- Directed by: Loriot; Renate Westphal-Lorenz;
- Written by: Loriot
- Produced by: Horst Wendlandt
- Starring: Evelyn Hamann; Loriot;
- Cinematography: Gérard Vandenberg
- Edited by: Annette Dorn
- Music by: Rolf A. Wilhelm
- Distributed by: Tobis Filmkunst
- Release date: February 20, 1991;
- Running time: 89 minutes
- Country: Germany
- Language: German

= Pappa Ante Portas =

1991 film

Pappa Ante Portas is a 1991 German comedy film directed by Loriot, who also played the leading role and wrote the script, and Renate Westphal-Lorenz. This was Loriot's second and final feature film, after 1988's Ödipussi.

==Synopsis==
Heinrich Lohse is a manager at pipe manufacturing company "Deutsche Röhren AG" who increasingly tends to lose control. After ordering a 40-year supply of typewriting paper and erasers because of volume discount, his boss forces him to retire.

Confronted with this new situation, Lohse's family reacts in shock. It turns out Heinrich's wife Renate and his teenage son Dieter were quite comfortable with the absent husband and father and do not want to see their situation disrupted. Heinrich, however, refuses to allow his career to end and immediately begins to rearrange the Lohse household based on his questionable managerial skills. This leads to an increasingly bizarre series of conflicts with his wife, son, and friends.

At the supermarket, Heinrich orders dozens of packs of mustard (again for a bulk discount). Later, he orders the cleaning lady around like a company boss before getting drunk with her. He also becomes unwantingly the love attraction of two middle-aged sisters in the neighbourhood. Eventually, Heinrich goes on to invite a film crew to shoot a television series in the Lohse household. The more he tries to impress his wife, the worse it gets, and Renate seriously questions their marriage.

In the midst of their marital crisis, they attend the birthday party of Renate's mother. Renate's stuffy sister Hedwig and her husband Hellmuth initially present themselves as the perfect couple at the party, but then get into a heated argument. Watching this, Heinrich and Renate both accept their new situation and try to find satisfaction together again as a couple. They realise that although their marriage is not perfect, it could still be worse.

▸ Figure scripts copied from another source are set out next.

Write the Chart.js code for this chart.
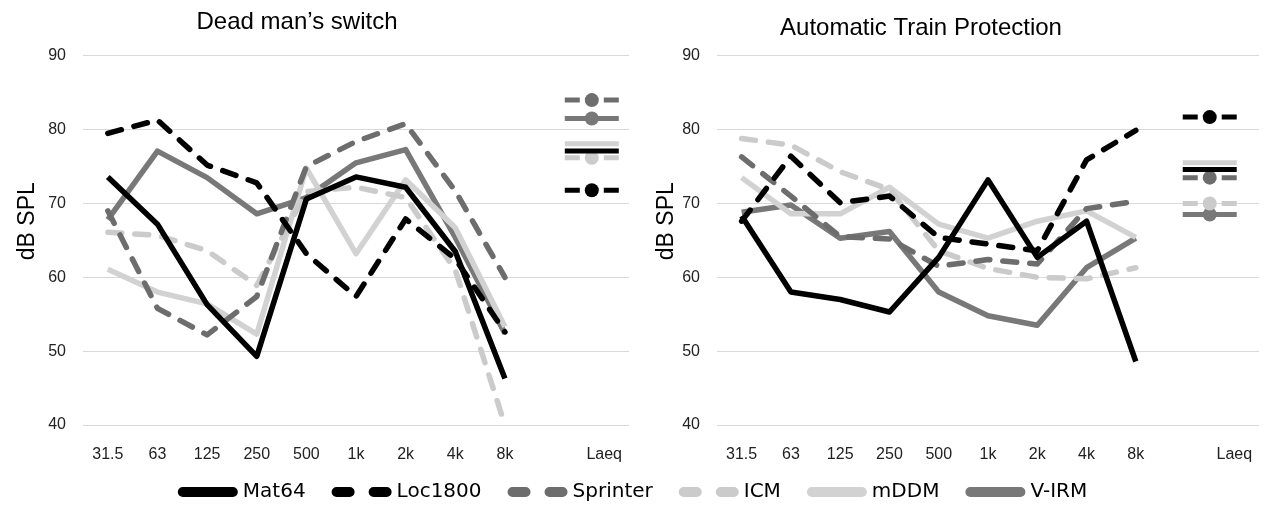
<!DOCTYPE html>
<html>
<head>
<meta charset="utf-8">
<script src="https://cdn.jsdelivr.net/npm/chart.js@4.4.1/dist/chart.umd.min.js"></script>
<style>
  html, body { margin: 0; padding: 0; background: #fff; }
  #wrap { position: relative; width: 1270px; height: 513px; overflow: hidden; }
  #wrap > div { position: absolute; line-height: 0; }
</style>
</head>
<body>
<div id="wrap">
  <div style="left:-40px; top:0;"><canvas id="leftChart" width="674" height="470"></canvas></div>
  <div style="left:583px; top:0;"><canvas id="rightChart" width="687" height="470"></canvas></div>
  <div style="left:0; top:451px;"><canvas id="legendChart" width="1270" height="180"></canvas></div>
</div>
<script>
// categories (blank slot before Laeq)
const freqLabels = ['31.5', '63', '125', '250', '500', '1k', '2k', '4k', '8k', '', 'Laeq'];
const seriesNames = ['Mat64', 'Loc1800', 'Sprinter', 'ICM', 'mDDM', 'V-IRM'];
const yTicks = [40, 50, 60, 70, 80, 90];

// Dead man's switch (dB SPL per octave band)
const dmsMat64    = [73.6, 67.2, 56.3, 49.3, 70.6, 73.6, 72.2, 63.5, 46.3];
const dmsLoc1800  = [79.5, 81.3, 75.2, 72.8, 63.2, 57.4, 67.9, 62.5, 52.6];
const dmsSprinter = [69.0, 55.8, 52.2, 57.4, 75.0, 78.4, 80.8, 71.7, 60.0];
const dmsICM      = [66.1, 65.7, 63.6, 58.9, 71.6, 72.2, 70.8, 61.0, 40.0];
const dmsMDDM     = [61.1, 58.0, 56.4, 52.3, 74.8, 63.2, 73.2, 66.7, 53.3];
const dmsVIRM     = [67.8, 77.1, 73.5, 68.6, 70.8, 75.5, 77.3, 65.4, 52.4];
const dmsLaeq     = [77.1, 71.8, 84.0, 76.2, 78.1, 81.5];

// Automatic Train Protection
const atpMat64    = [68.3, 58.0, 57.0, 55.3, 62.7, 73.2, 62.7, 67.6, 48.6];
const atpLoc1800  = [67.6, 76.4, 70.1, 71.0, 65.4, 64.5, 63.6, 75.9, 79.9];
const atpSprinter = [76.3, 71.0, 65.5, 65.2, 61.5, 62.4, 61.8, 69.3, 70.3];
const atpICM      = [78.8, 77.9, 74.3, 71.9, 63.6, 61.2, 60.0, 59.8, 61.3];
const atpMDDM     = [73.5, 68.6, 68.6, 72.2, 67.2, 65.3, 67.6, 69.0, 65.4];
const atpVIRM     = [68.8, 69.8, 65.3, 66.2, 58.0, 54.8, 53.5, 61.3, 65.3];
const atpLaeq     = [74.6, 81.7, 73.5, 70.0, 75.5, 68.5];

// look of each series
const seriesColors = ['#000000', '#000000', '#6d6d6d', '#cbcbcb', '#d2d2d2', '#787878'];
const seriesDashed = [false, true, true, true, false, false];
const seriesMarker = [false, true, true, true, false, true];

const lineDash = [14, 13];
const fontFamily = '"Liberation Sans", Arial, sans-serif';
// leading no-break spaces nudge the rotated axis title up a little, like the original
const axisTitle = '\u00a0\u00a0\u00a0\u00a0\u00a0\u00a0dB SPL';

function makeDatasets(valueLists) {
    return valueLists.map((vals, i) => ({
        label: seriesNames[i],
        data: vals.concat([null, null]),
        borderColor: seriesColors[i],
        backgroundColor: seriesColors[i],
        borderWidth: 5.5,
        borderDash: seriesDashed[i] ? lineDash : [],
        borderCapStyle: seriesDashed[i] ? 'round' : 'butt',
        borderJoinStyle: 'round',
        pointRadius: 0,
        tension: 0,
        spanGaps: false
    }));
}

// Laeq marks: short horizontal bar (dashed or solid) with optional dot
const laeqMarks = {
    id: 'laeqMarks',
    afterDatasetsDraw(chart, args, opts) {
        const ctx = chart.ctx;
        const x = chart.scales.x.getPixelForValue(opts.slot);
        for (let i = opts.values.length - 1; i >= 0; i--) {
            const y = chart.scales.y.getPixelForValue(opts.values[i]);
            ctx.save();
            ctx.strokeStyle = seriesColors[i];
            ctx.fillStyle = seriesColors[i];
            ctx.lineWidth = 5;
            ctx.beginPath();
            if (seriesDashed[i]) {
                ctx.moveTo(x - 27, y); ctx.lineTo(x - 12, y);
                ctx.moveTo(x + 12, y); ctx.lineTo(x + 27, y);
            } else {
                ctx.moveTo(x - 27, y); ctx.lineTo(x + 27, y);
            }
            ctx.stroke();
            if (seriesMarker[i]) {
                ctx.beginPath();
                ctx.arc(x, y, 7, 0, Math.PI * 2);
                ctx.fill();
            }
            ctx.restore();
        }
    }
};

function makeOptions(titleText, titlePad, laeqValues, laeqSlot, padRight, axisWidth, axisTitlePad) {
    return {
        responsive: false,
        animation: false,
        layout: { padding: { left: 0, right: padRight, top: 0, bottom: 0 } },
        plugins: {
            legend: { display: false },
            tooltip: { enabled: false },
            title: {
                display: true,
                text: titleText,
                color: '#000',
                font: { family: fontFamily, size: 24, weight: 'normal' },
                padding: titlePad
            },
            laeqMarks: { values: laeqValues, slot: laeqSlot }
        },
        scales: {
            x: {
                offset: true,
                grid: { display: false },
                border: { display: false },
                ticks: {
                    color: '#222',
                    font: { family: fontFamily, size: 16 },
                    padding: 12,
                    maxRotation: 0,
                    autoSkip: false
                },
                afterFit(axis) { axis.height = 45; }
            },
            y: {
                min: 40,
                max: 90,
                afterBuildTicks(axis) { axis.ticks = yTicks.map(v => ({ value: v })); },
                grid: { color: '#d9d9d9', lineWidth: 1, drawTicks: false },
                border: { display: false },
                ticks: {
                    color: '#222',
                    font: { family: fontFamily, size: 16 },
                    padding: 17
                },
                title: {
                    display: true,
                    text: axisTitle,
                    color: '#000',
                    font: { family: fontFamily, size: 23 },
                    padding: { top: axisTitlePad, bottom: 0 }
                },
                afterFit(axis) { axis.width = axisWidth; }
            }
        }
    };
}

const deadMansChart = new Chart(document.getElementById('leftChart'), {
    type: 'line',
    data: {
        labels: freqLabels,
        datasets: makeDatasets([dmsMat64, dmsLoc1800, dmsSprinter, dmsICM, dmsMDDM, dmsVIRM])
    },
    options: makeOptions("Dead man\u2019s switch", { top: 8, bottom: 19 }, dmsLaeq, 9.75, 0, 123, 54),
    plugins: [laeqMarks]
});

const atpChart = new Chart(document.getElementById('rightChart'), {
    type: 'line',
    data: {
        labels: freqLabels,
        datasets: makeDatasets([atpMat64, atpLoc1800, atpSprinter, atpICM, atpMDDM, atpVIRM])
    },
    options: makeOptions('Automatic Train Protection', { top: 14, bottom: 13 }, atpLaeq, 9.5, 11, 134, 70),
    plugins: [laeqMarks]
});

// shared legend along the bottom
const legendChart = new Chart(document.getElementById('legendChart'), {
    type: 'line',
    data: {
        labels: [],
        datasets: seriesNames.map((name, i) => ({ label: name, data: [], borderColor: seriesColors[i] }))
    },
    options: {
        responsive: false,
        animation: false,
        layout: { padding: 0 },
        scales: { x: { display: false }, y: { display: false } },
        plugins: {
            tooltip: { enabled: false },
            legend: {
                position: 'top',
                labels: {
                    usePointStyle: true,
                    pointStyleWidth: 50,
                    padding: 31,
                    color: '#222',
                    font: { family: '"DejaVu Sans", sans-serif', size: 20 },
                    generateLabels() {
                        return seriesNames.map((name, i) => ({
                            text: name,
                            strokeStyle: seriesColors[i],
                            fillStyle: seriesColors[i],
                            lineWidth: 10,
                            lineCap: 'round',
                            lineDash: seriesDashed[i] ? [13, 24] : [],
                            pointStyle: 'line',
                            hidden: false,
                            datasetIndex: i
                        }));
                    }
                }
            }
        }
    }
});
</script>
</body>
</html>
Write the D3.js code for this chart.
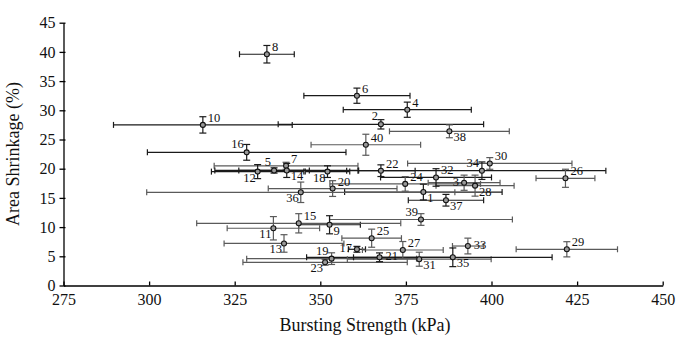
<!DOCTYPE html>
<html><head><meta charset="utf-8">
<script src="https://cdn.jsdelivr.net/npm/d3@7/dist/d3.min.js"></script>
<style>body{margin:0;background:#fff}svg{display:block}</style>
</head><body><svg id="c" width="678" height="340" font-family="'Liberation Serif','Times New Roman',Times,serif"></svg>
<script>
// Sample ids
const ids      = [1,2,3,4,5,6,7,8,9,10,11,12,13,14,15,16,17,18,19,20,21,22,23,24,25,26,27,28,29,30,31,32,33,34,35,36,37,38,39,40];
// Bursting strength (kPa) mean and error
const burst    = [380.1,367.7,392.0,375.4,336.5,360.7,340.0,334.4,352.7,315.7,336.3,331.7,339.4,340.2,343.7,328.5,360.7,352.1,353.3,353.6,367.3,367.7,351.4,374.8,365.0,421.6,374.1,395.2,422.0,399.5,378.9,383.8,393.1,397.2,388.7,344.3,386.7,387.7,379.4,363.3];
const burstErr = [23,30,10.5,18.7,10.3,15.5,21,8,9,26.1,13.5,13.5,17.5,21,29.8,29,2.5,6.5,24.8,18.8,21.3,10,24,22,8.7,8.6,11.8,11.4,14.8,24,21,16.2,4.5,36.2,29,45,11,17.5,26.7,16];
// Area shrinkage (%) mean and error
const shrink   = [16.0,27.6,17.6,30.1,19.7,32.5,20.5,39.6,10.4,27.5,9.8,19.5,7.2,19.7,10.65,22.8,6.2,19.5,4.6,16.6,4.83,19.66,3.97,17.4,8.1,18.36,6.08,17.1,6.2,20.9,4.5,18.5,6.76,19.66,4.83,15.96,14.6,26.4,11.3,24.1];
const shrinkErr= [1.35,0.8,1.3,1.3,0.45,1.3,0.6,1.5,1.55,1.4,2,1.2,1.5,1.2,1.65,1.35,0.5,1.0,1.0,1.35,0.75,1.0,0.5,1.25,1.55,1.55,1.45,1.8,1.3,1.0,1.2,1.5,1.35,1.5,1.6,1.75,1.0,1.1,1.0,1.8];
// label anchor relative to marker
const labelSide= ["br","tl","l","tr","tl","tr","tr","tr","br","tr","bl","bl","bl","br","tr","tl","l","bl","tl","tr","r","tr","bl","tr","tr","tr","tr","br","tr","tr","br","tr","r","tl","br","bl","br","br","tl","tr"];
const grayIds  = [3,7,11,13,15,19,20,23,24,25,26,27,28,29,30,31,33,36,38,39,40];
const xTicks = [275,300,325,350,375,400,425,450];
const yTicks = [0,5,10,15,20,25,30,35,40,45];

const FONT = "'Liberation Serif','Times New Roman',Times,serif";
const svg = d3.select("#c");
const L=63.5, R=662.7, T=22.7, B=285.5;
const x = d3.scaleLinear().domain([275,450]).range([L,R]);
const y = d3.scaleLinear().domain([0,45]).range([B,T]);

const data = ids.map((id,i)=>({id,bx:burst[i],be:burstErr[i],sy:shrink[i],se:shrinkErr[i],side:labelSide[i],gray:grayIds.includes(id)}));

// axes
const xa = svg.append("g").attr("transform",`translate(0,${B})`)
  .call(d3.axisBottom(x).tickValues(xTicks).tickSizeInner(-4).tickSizeOuter(0).tickPadding(8));
const ya = svg.append("g").attr("transform",`translate(${L},0)`)
  .call(d3.axisLeft(y).tickValues(yTicks).tickSizeInner(4).tickSizeOuter(0).tickPadding(4));
[xa,ya].forEach(a=>{a.attr("font-family",FONT).attr("font-size",16);
  a.selectAll("path,line").attr("stroke","#000").attr("stroke-width",1.3);
  a.selectAll("text").attr("font-family",FONT).attr("font-size",16).attr("fill","#111");});
ya.selectAll(".tick line").attr("x2",-4).attr("x1",2);

svg.append("text").attr("x",(L+R)/2+2).attr("y",331).attr("text-anchor","middle")
  .attr("font-size",18).attr("fill","#111").text("Bursting Strength (kPa)");
svg.append("text").attr("transform",`translate(19,${(T+B)/2}) rotate(-90)`).attr("text-anchor","middle")
  .attr("font-size",18).attr("fill","#111").text("Area Shrinkage (%)");

const g = svg.append("g");
const col = d=>d.gray?"#5a5a5a":"#1a1a1a";
// horizontal error bars
data.forEach(d=>{
  const c=col(d), x0=x(d.bx-d.be), x1=x(d.bx+d.be), yy=y(d.sy);
  g.append("line").attr("x1",x0).attr("x2",x1).attr("y1",yy).attr("y2",yy).attr("stroke",c).attr("stroke-width",1.2);
  [x0,x1].forEach(xx=>g.append("line").attr("x1",xx).attr("x2",xx).attr("y1",yy-3).attr("y2",yy+3).attr("stroke",c).attr("stroke-width",1.2));
});
// vertical error bars
data.forEach(d=>{
  const c=col(d), y0=y(d.sy-d.se), y1=y(d.sy+d.se), xx=x(d.bx);
  g.append("line").attr("x1",xx).attr("x2",xx).attr("y1",y0).attr("y2",y1).attr("stroke",c).attr("stroke-width",1.2);
  [y0,y1].forEach(v=>g.append("line").attr("x1",xx-3.5).attr("x2",xx+3.5).attr("y1",v).attr("y2",v).attr("stroke",c).attr("stroke-width",1.2));
});
// markers
g.selectAll("circle").data(data).join("circle")
  .attr("cx",d=>x(d.bx)).attr("cy",d=>y(d.sy)).attr("r",2.5)
  .attr("fill","#999").attr("stroke","#111").attr("stroke-width",1.1);
// labels
const off = {tr:[5,-3,"start"],tl:[-3,-4,"end"],br:[4,10,"start"],bl:[-2,10,"end"],r:[6,3,"start"],l:[-5,3,"end"]};
g.selectAll("text.lab").data(data).join("text").attr("class","lab")
  .attr("x",d=>x(d.bx)+off[d.side][0]).attr("y",d=>y(d.sy)+off[d.side][1])
  .attr("text-anchor",d=>off[d.side][2]).attr("font-size",12.5).attr("fill","#111")
  .text(d=>d.id);
</script></body></html>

The last shot shows Heinrich and Renate playing a very amateurish recorder concert in their living room in front of their son Dieter and Mrs. Kleinert, their cleaning lady.

==Cast==
- Loriot as Heinrich Lohse / Grandpa Hoppenstedt / Lothar Frohwein / violinist
- Evelyn Hamann as Renate Lohse
- Irm Hermann as Hedwig, Renate's sister
- Hans-Peter Korff as Hellmuth, Hedwig's husband
- Dagmar Biener as Brigitte Mielke, a neighbour
- Ortrud Beginnen as Gertrud Mielke, Brigitte's sister
- Inge Wolffberg as Mrs. Kleinert, cleaning lady
- Gerrit Schmidt-Foß as Dieter, the Lohses's son
- Hans-Helmut Müller as Ernst Drögel, chocolate manufacturer

==Background==
The title "Pappa ante portas" alludes to Hannibal ante portas! ("Hannibal before the gates!"), an often-cited Roman call referring to Carthaginian commander Hannibal on his way to Rome to conquer it in 211 BC.
Pappa is an alternative spelling of German "papa" (dad).
Director Loriot said it would be a family's best-known call of fear and thus would fit perfectly with his story.

The film was shot at the Babelsberg Studios in Potsdam, with most outside scenes being shot in Berlin. The final scene in which the birthday party is held was shot at Ahlbeck Pier.

==Commercial success==
Approximately 3.5 million people saw the film in movie theaters, making it the most successful German movie production in 1991.
In the same year, due to its commercial success, the film received the 'Goldene Leinwand'.